Refusing to talk about problems doesn’t make them go away. Cleverly deflecting questions isn’t a satisfactory replacement for an answer. Video Game Publishers take note – the consumer is King, and you’ve been treating them like paupers.
The Witcher 2 finally returned to Steam today, after a significant absence, and like Fallout: New Vegas, Call of Duty 4 and numerous other efforts, it came gift wrapped with an arbitrary price increase – just for the Australian consumer. Just for us. From $45 to $70 - just like that.
But who’s to blame? The answer is a lot more convoluted than you might think...
The economics of the situation are utterly mind-boggling. In order to satiate retailers, and encourage a larger buy-in of product, certain publishers will up the price of a digitally distributed title. To an extent it makes sense – cost price of a full priced PC title at retail is about $70. If publishers retain the US Steam price for Australian consumers it’s quite simply impossible for retailers to compete.
And if they can’t compete, why would they invest in the product?
So, in short, for publishers to have any chance of making money at retail they have to price themselves out of their own digital market. Incredible.
They do this for a multitude of reasons, but mainly because relationships with retailers are important. Sure, it doesn’t really make sense for EA to price Mass Effect 2 for $89.99 on Steam for the PC - but specialist retailers might be less keen to buy in stock of the console versions if they don’t.
And round and round we go.
Surprisingly, if you speak to Australian distributors - the local offices of EA, Activision, etc – they’ll say that the decision is made overseas. They have absolutely nothing to do with the situation, even at a local level. Steam pricing is a strategic decision made by publishers overseas in order to maximise revenue – it’s as simple as that.
We can complain, and we have every right to, but it’s a tricky situation. We, as consumers, should not have to pay more for content that is digitally distributed. All of the issues with shipping, distributing to a smaller market, etc is null and void.
And we, as consumers, should not be asked to bear the brunt of retailers that can’t keep pace with an evolving market. If it makes more sense to sell your product online digitally, we shouldn’t have to pay more to extend the death throes of retail as it struggles to evolve with the times.
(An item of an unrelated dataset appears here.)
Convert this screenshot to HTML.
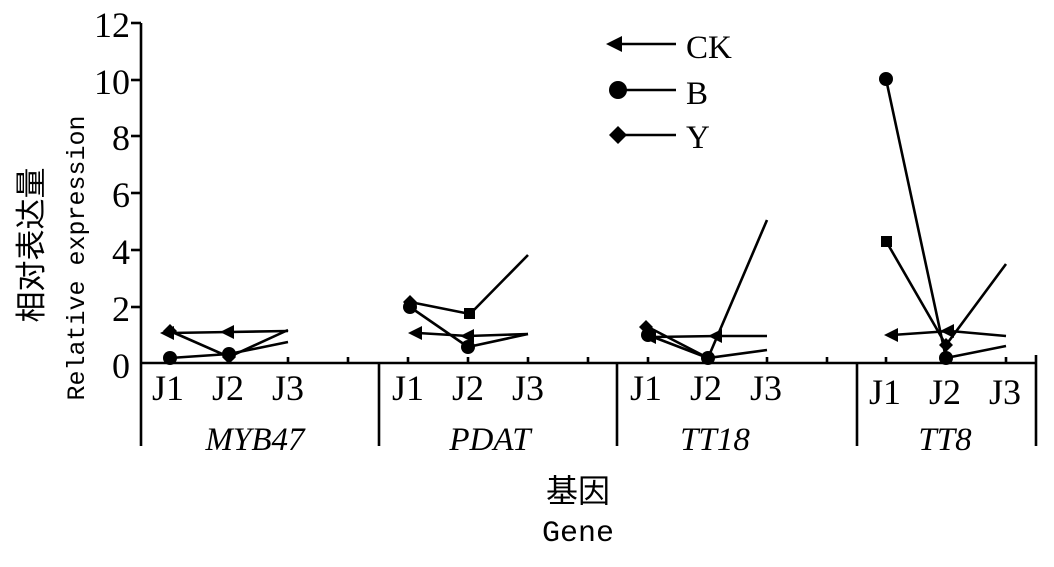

I don't necessarily blame retailers for this situation - or publishers for that matter. At the moment retail is an important part of video game distribution - but what happens when they lose relevance? What happens when full priced console games are delivered digitally? Will Australians be asked to subside retail when that occurs? When do we cross the line? When will the power of retailers erode to the point where the games industry no longer has need of them?
There is clearly an endgame here and, for those that work in the local Australian games industry, it’s a scary one. In the next ten years there may be no need for specialist video game retailers and, hence, there will be no need for local distributors. Following on from that, there might not be any need for local coverage of video games, so I may be out of a job too!
We’re slowly heading towards that outcome and the games industry needs to make a decision – will it continue to subsidise itself by charging Australian consumers more than the market demands, or will they accede to the natural process of things and switch off the life support. It’s a tough decision, and there are no easy answers – especially when my own job will probably be on the line - but there will come a time when we, as a collective, will eventually have to pull the plug.
That’s the free market, that’s the nature of the beast. And it’s just a matter of when.